# start of Records provided

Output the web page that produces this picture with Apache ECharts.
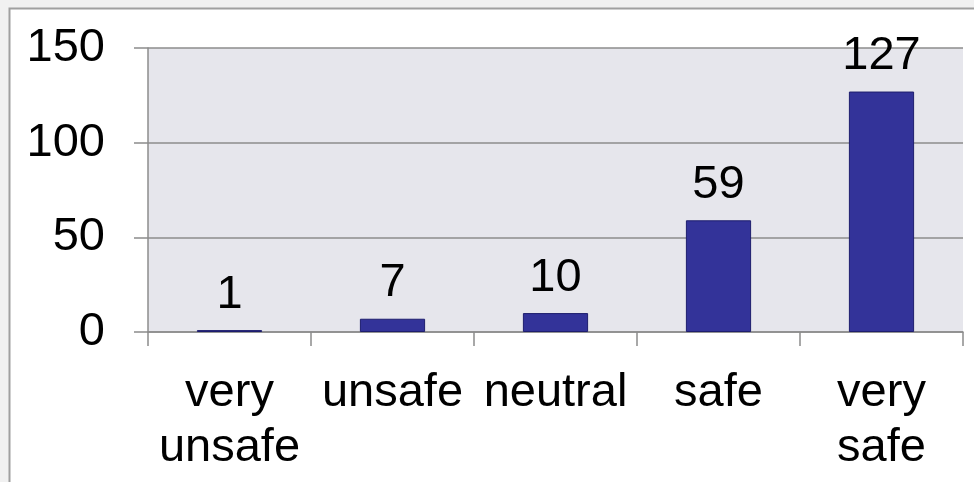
<!DOCTYPE html>
<html>
<head>
<meta charset="utf-8">
<script src="https://cdn.jsdelivr.net/npm/echarts@6/dist/echarts.min.js"></script>
<style>
html,body{margin:0;padding:0;background:#f1f1f1;}
#c{width:974px;height:482px;}
</style>
</head>
<body>
<div id="c"></div>
<script>
const categories = ['very\nunsafe', 'unsafe', 'neutral', 'safe', 'very\nsafe'];
const values = [1, 7, 10, 59, 127];
const yTicks = { min: 0, max: 150, interval: 50 };

const chart = echarts.init(document.getElementById('c'), null, { renderer: 'canvas' });
const font = '"Liberation Sans", Arial, sans-serif';
chart.setOption({
  animation: false,
  backgroundColor: '#f1f1f1',
  graphic: [{
    type: 'rect', z: -10, silent: true,
    shape: { x: 9.5, y: 8.5, width: 980, height: 490 },
    style: { fill: '#ffffff', stroke: '#a0a0a0', lineWidth: 2 }
  }],
  grid: { left: 148, right: 11, top: 48, bottom: 150, show: true, backgroundColor: '#e6e6ec', borderWidth: 0 },
  xAxis: {
    type: 'category',
    data: categories,
    axisLine: { show: true, lineStyle: { color: '#8c8c8c', width: 1.5 } },
    axisTick: { show: true, length: 14, alignWithLabel: false, lineStyle: { color: '#8c8c8c', width: 1.5 } },
    axisLabel: { color: '#000', fontSize: 47, fontFamily: font, margin: 34, lineHeight: 55, interval: 0 }
  },
  yAxis: {
    type: 'value',
    min: yTicks.min, max: yTicks.max, interval: yTicks.interval,
    axisLine: { show: true, lineStyle: { color: '#8c8c8c', width: 1.5 } },
    axisTick: { show: true, length: 14, lineStyle: { color: '#8c8c8c', width: 1.5 } },
    splitLine: { show: true, lineStyle: { color: '#8c8c8c', width: 1.5 } },
    axisLabel: { color: '#000', fontSize: 47, fontFamily: font, margin: 43 }
  },
  series: [{
    type: 'bar',
    data: values,
    barWidth: '40%',
    itemStyle: { color: '#333399', borderColor: '#1e1e6e', borderWidth: 1 },
    label: { show: true, position: 'top', distance: 12, color: '#000', fontSize: 47, fontFamily: font }
  }]
});
</script>
</body>
</html>
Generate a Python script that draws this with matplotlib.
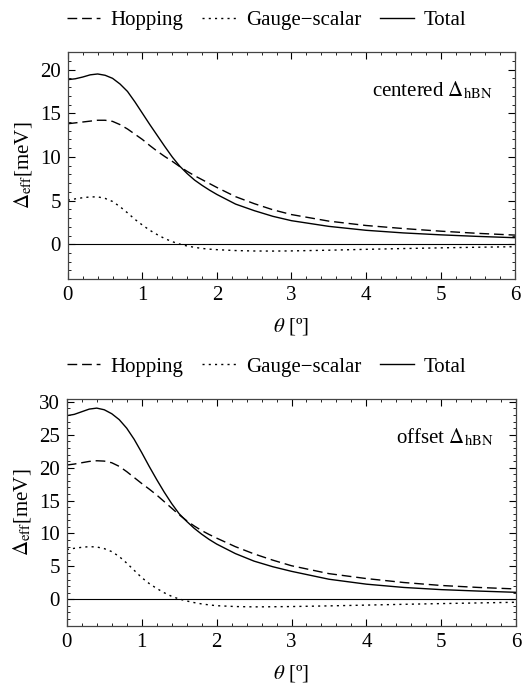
import matplotlib
matplotlib.use("Agg")
import matplotlib.pyplot as plt
from matplotlib.ticker import MultipleLocator

plt.rcParams['font.family'] = ['Liberation Serif', 'DejaVu Serif']
plt.rcParams['mathtext.fontset'] = 'stix'

theta = [0, 0.1, 0.2, 0.3, 0.4, 0.5, 0.6, 0.7, 0.8, 0.9, 1.0, 1.1, 1.2, 1.3, 1.4, 1.5,
         1.6, 1.7, 1.8, 1.9, 2.0, 2.25, 2.5, 2.75, 3, 3.5, 4, 4.5, 5, 5.5, 6]

# centered Delta_hBN
hop_c = [13.8, 13.9, 14.0, 14.1, 14.2, 14.2, 14.07, 13.7, 13.2, 12.6, 12.0, 11.3, 10.65, 10.05, 9.5, 8.9,
         8.35, 7.85, 7.4, 6.95, 6.5, 5.45, 4.65, 3.95, 3.4, 2.65, 2.15, 1.8, 1.5, 1.25, 1.05]
gauge_c = [5.05, 5.2, 5.33, 5.42, 5.43, 5.25, 4.9, 4.3, 3.6, 2.85, 2.2, 1.6, 1.1, 0.65, 0.3, 0.02,
           -0.2, -0.35, -0.48, -0.56, -0.62, -0.72, -0.77, -0.78, -0.76, -0.68, -0.58, -0.49, -0.41, -0.34, -0.28]
total_c = [18.85, 18.95, 19.15, 19.4, 19.5, 19.35, 19.0, 18.35, 17.5, 16.3, 15.0, 13.7, 12.45, 11.2, 10.0, 8.95,
           8.1, 7.35, 6.75, 6.2, 5.7, 4.6, 3.85, 3.2, 2.7, 2.05, 1.6, 1.3, 1.08, 0.9, 0.75]

# offset Delta_hBN
hop_o = [20.4, 20.55, 20.75, 20.95, 21.05, 21.0, 20.75, 20.2, 19.4, 18.5, 17.6, 16.75, 15.85, 14.85, 13.85, 12.85,
         11.95, 11.15, 10.45, 9.85, 9.3, 8.0, 6.9, 5.95, 5.1, 3.9, 3.15, 2.55, 2.1, 1.8, 1.57]
gauge_o = [7.55, 7.75, 7.9, 8.0, 7.95, 7.7, 7.25, 6.5, 5.5, 4.4, 3.3, 2.4, 1.65, 1.0, 0.45, 0.05,
           -0.25, -0.5, -0.7, -0.85, -0.97, -1.1, -1.15, -1.13, -1.1, -1.0, -0.88, -0.76, -0.65, -0.55, -0.45]
total_o = [27.9, 28.1, 28.5, 28.9, 29.05, 28.8, 28.2, 27.3, 26.0, 24.3, 22.3, 20.2, 18.2, 16.3, 14.55, 13.0,
           11.85, 10.8, 9.9, 9.1, 8.4, 6.95, 5.8, 4.95, 4.25, 3.05, 2.3, 1.8, 1.47, 1.25, 1.06]

panels = [
    (hop_c, gauge_c, total_c, 'centered $\\Delta_{\\mathrm{hBN}}$', (-4, 22), [0.128, 0.593, 0.844, 0.331]),
    (hop_o, gauge_o, total_o, 'offset $\\Delta_{\\mathrm{hBN}}$', (-4, 30.5), [0.126, 0.088, 0.848, 0.331]),
]

fig = plt.figure(figsize=(5.3, 6.86), dpi=100)

for hop, gauge, total, label, ylim, rect in panels:
    ax = fig.add_axes(rect)
    ax.axhline(0, color='black', lw=0.8)
    ax.plot(theta, hop, color='black', lw=1.0, ls=(0, (7, 3.5)), label='Hopping')
    ax.plot(theta, gauge, color='black', lw=1.0, ls=(0, (1.5, 3)), label='Gauge\u2212scalar')
    ax.plot(theta, total, color='black', lw=1.0, label='Total')
    ax.set_xlim(0, 6)
    ax.set_ylim(*ylim)
    ax.xaxis.set_major_locator(MultipleLocator(1))
    ax.xaxis.set_minor_locator(MultipleLocator(0.2))
    ax.yaxis.set_major_locator(MultipleLocator(5))
    ax.yaxis.set_minor_locator(MultipleLocator(1))
    ax.tick_params(which='both', direction='in', top=True, right=True, labelsize=15, pad=5)
    ax.tick_params(which='major', length=5, width=0.8)
    ax.tick_params(which='minor', length=2.5, width=0.6)
    for s in ax.spines.values():
        s.set_linewidth(0.9)
        s.set_color('#444444')
    ax.set_xlabel('$\\theta$ [º]', fontsize=15, labelpad=8)
    ax.set_ylabel('$\\Delta_{\\mathrm{eff}}$[meV]', fontsize=15, labelpad=4)
    ax.text(0.95, 0.83, label, transform=ax.transAxes, ha='right', va='center', fontsize=15)
    ax.legend(loc='lower center', bbox_to_anchor=(0.445, 1.06), ncol=3, frameon=False,
              fontsize=15, handlelength=1.6, columnspacing=0.9, handletextpad=0.5, borderaxespad=0)

fig.savefig('out.png', dpi=100)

# end of Records provided

# Given exercise:
Repeat every record above exactly, but leave out any pictures.

# Result for this task:
Output the web page that produces this picture with Apache ECharts.
<!DOCTYPE html>
<html>
<head>
<meta charset="utf-8">
<script src="https://cdn.jsdelivr.net/npm/echarts@6/dist/echarts.min.js"></script>
<style>
html,body{margin:0;padding:0;background:#f1f1f1;}
#c{width:974px;height:482px;}
</style>
</head>
<body>
<div id="c"></div>
<script>
const categories = ['very\nunsafe', 'unsafe', 'neutral', 'safe', 'very\nsafe'];
const values = [1, 7, 10, 59, 127];
const yTicks = { min: 0, max: 150, interval: 50 };

const chart = echarts.init(document.getElementById('c'), null, { renderer: 'canvas' });
const font = '"Liberation Sans", Arial, sans-serif';
chart.setOption({
  animation: false,
  backgroundColor: '#f1f1f1',
  graphic: [{
    type: 'rect', z: -10, silent: true,
    shape: { x: 9.5, y: 8.5, width: 980, height: 490 },
    style: { fill: '#ffffff', stroke: '#a0a0a0', lineWidth: 2 }
  }],
  grid: { left: 148, right: 11, top: 48, bottom: 150, show: true, backgroundColor: '#e6e6ec', borderWidth: 0 },
  xAxis: {
    type: 'category',
    data: categories,
    axisLine: { show: true, lineStyle: { color: '#8c8c8c', width: 1.5 } },
    axisTick: { show: true, length: 14, alignWithLabel: false, lineStyle: { color: '#8c8c8c', width: 1.5 } },
    axisLabel: { color: '#000', fontSize: 47, fontFamily: font, margin: 34, lineHeight: 55, interval: 0 }
  },
  yAxis: {
    type: 'value',
    min: yTicks.min, max: yTicks.max, interval: yTicks.interval,
    axisLine: { show: true, lineStyle: { color: '#8c8c8c', width: 1.5 } },
    axisTick: { show: true, length: 14, lineStyle: { color: '#8c8c8c', width: 1.5 } },
    splitLine: { show: true, lineStyle: { color: '#8c8c8c', width: 1.5 } },
    axisLabel: { color: '#000', fontSize: 47, fontFamily: font, margin: 43 }
  },
  series: [{
    type: 'bar',
    data: values,
    barWidth: '40%',
    itemStyle: { color: '#333399', borderColor: '#1e1e6e', borderWidth: 1 },
    label: { show: true, position: 'top', distance: 12, color: '#000', fontSize: 47, fontFamily: font }
  }]
});
</script>
</body>
</html>
Generate a Python script that draws this with matplotlib.
import matplotlib
matplotlib.use("Agg")
import matplotlib.pyplot as plt
from matplotlib.ticker import MultipleLocator

plt.rcParams['font.family'] = ['Liberation Serif', 'DejaVu Serif']
plt.rcParams['mathtext.fontset'] = 'stix'

theta = [0, 0.1, 0.2, 0.3, 0.4, 0.5, 0.6, 0.7, 0.8, 0.9, 1.0, 1.1, 1.2, 1.3, 1.4, 1.5,
         1.6, 1.7, 1.8, 1.9, 2.0, 2.25, 2.5, 2.75, 3, 3.5, 4, 4.5, 5, 5.5, 6]

# centered Delta_hBN
hop_c = [13.8, 13.9, 14.0, 14.1, 14.2, 14.2, 14.07, 13.7, 13.2, 12.6, 12.0, 11.3, 10.65, 10.05, 9.5, 8.9,
         8.35, 7.85, 7.4, 6.95, 6.5, 5.45, 4.65, 3.95, 3.4, 2.65, 2.15, 1.8, 1.5, 1.25, 1.05]
gauge_c = [5.05, 5.2, 5.33, 5.42, 5.43, 5.25, 4.9, 4.3, 3.6, 2.85, 2.2, 1.6, 1.1, 0.65, 0.3, 0.02,
           -0.2, -0.35, -0.48, -0.56, -0.62, -0.72, -0.77, -0.78, -0.76, -0.68, -0.58, -0.49, -0.41, -0.34, -0.28]
total_c = [18.85, 18.95, 19.15, 19.4, 19.5, 19.35, 19.0, 18.35, 17.5, 16.3, 15.0, 13.7, 12.45, 11.2, 10.0, 8.95,
           8.1, 7.35, 6.75, 6.2, 5.7, 4.6, 3.85, 3.2, 2.7, 2.05, 1.6, 1.3, 1.08, 0.9, 0.75]

# offset Delta_hBN
hop_o = [20.4, 20.55, 20.75, 20.95, 21.05, 21.0, 20.75, 20.2, 19.4, 18.5, 17.6, 16.75, 15.85, 14.85, 13.85, 12.85,
         11.95, 11.15, 10.45, 9.85, 9.3, 8.0, 6.9, 5.95, 5.1, 3.9, 3.15, 2.55, 2.1, 1.8, 1.57]
gauge_o = [7.55, 7.75, 7.9, 8.0, 7.95, 7.7, 7.25, 6.5, 5.5, 4.4, 3.3, 2.4, 1.65, 1.0, 0.45, 0.05,
           -0.25, -0.5, -0.7, -0.85, -0.97, -1.1, -1.15, -1.13, -1.1, -1.0, -0.88, -0.76, -0.65, -0.55, -0.45]
total_o = [27.9, 28.1, 28.5, 28.9, 29.05, 28.8, 28.2, 27.3, 26.0, 24.3, 22.3, 20.2, 18.2, 16.3, 14.55, 13.0,
           11.85, 10.8, 9.9, 9.1, 8.4, 6.95, 5.8, 4.95, 4.25, 3.05, 2.3, 1.8, 1.47, 1.25, 1.06]

panels = [
    (hop_c, gauge_c, total_c, 'centered $\\Delta_{\\mathrm{hBN}}$', (-4, 22), [0.128, 0.593, 0.844, 0.331]),
    (hop_o, gauge_o, total_o, 'offset $\\Delta_{\\mathrm{hBN}}$', (-4, 30.5), [0.126, 0.088, 0.848, 0.331]),
]

fig = plt.figure(figsize=(5.3, 6.86), dpi=100)

for hop, gauge, total, label, ylim, rect in panels:
    ax = fig.add_axes(rect)
    ax.axhline(0, color='black', lw=0.8)
    ax.plot(theta, hop, color='black', lw=1.0, ls=(0, (7, 3.5)), label='Hopping')
    ax.plot(theta, gauge, color='black', lw=1.0, ls=(0, (1.5, 3)), label='Gauge\u2212scalar')
    ax.plot(theta, total, color='black', lw=1.0, label='Total')
    ax.set_xlim(0, 6)
    ax.set_ylim(*ylim)
    ax.xaxis.set_major_locator(MultipleLocator(1))
    ax.xaxis.set_minor_locator(MultipleLocator(0.2))
    ax.yaxis.set_major_locator(MultipleLocator(5))
    ax.yaxis.set_minor_locator(MultipleLocator(1))
    ax.tick_params(which='both', direction='in', top=True, right=True, labelsize=15, pad=5)
    ax.tick_params(which='major', length=5, width=0.8)
    ax.tick_params(which='minor', length=2.5, width=0.6)
    for s in ax.spines.values():
        s.set_linewidth(0.9)
        s.set_color('#444444')
    ax.set_xlabel('$\\theta$ [º]', fontsize=15, labelpad=8)
    ax.set_ylabel('$\\Delta_{\\mathrm{eff}}$[meV]', fontsize=15, labelpad=4)
    ax.text(0.95, 0.83, label, transform=ax.transAxes, ha='right', va='center', fontsize=15)
    ax.legend(loc='lower center', bbox_to_anchor=(0.445, 1.06), ncol=3, frameon=False,
              fontsize=15, handlelength=1.6, columnspacing=0.9, handletextpad=0.5, borderaxespad=0)

fig.savefig('out.png', dpi=100)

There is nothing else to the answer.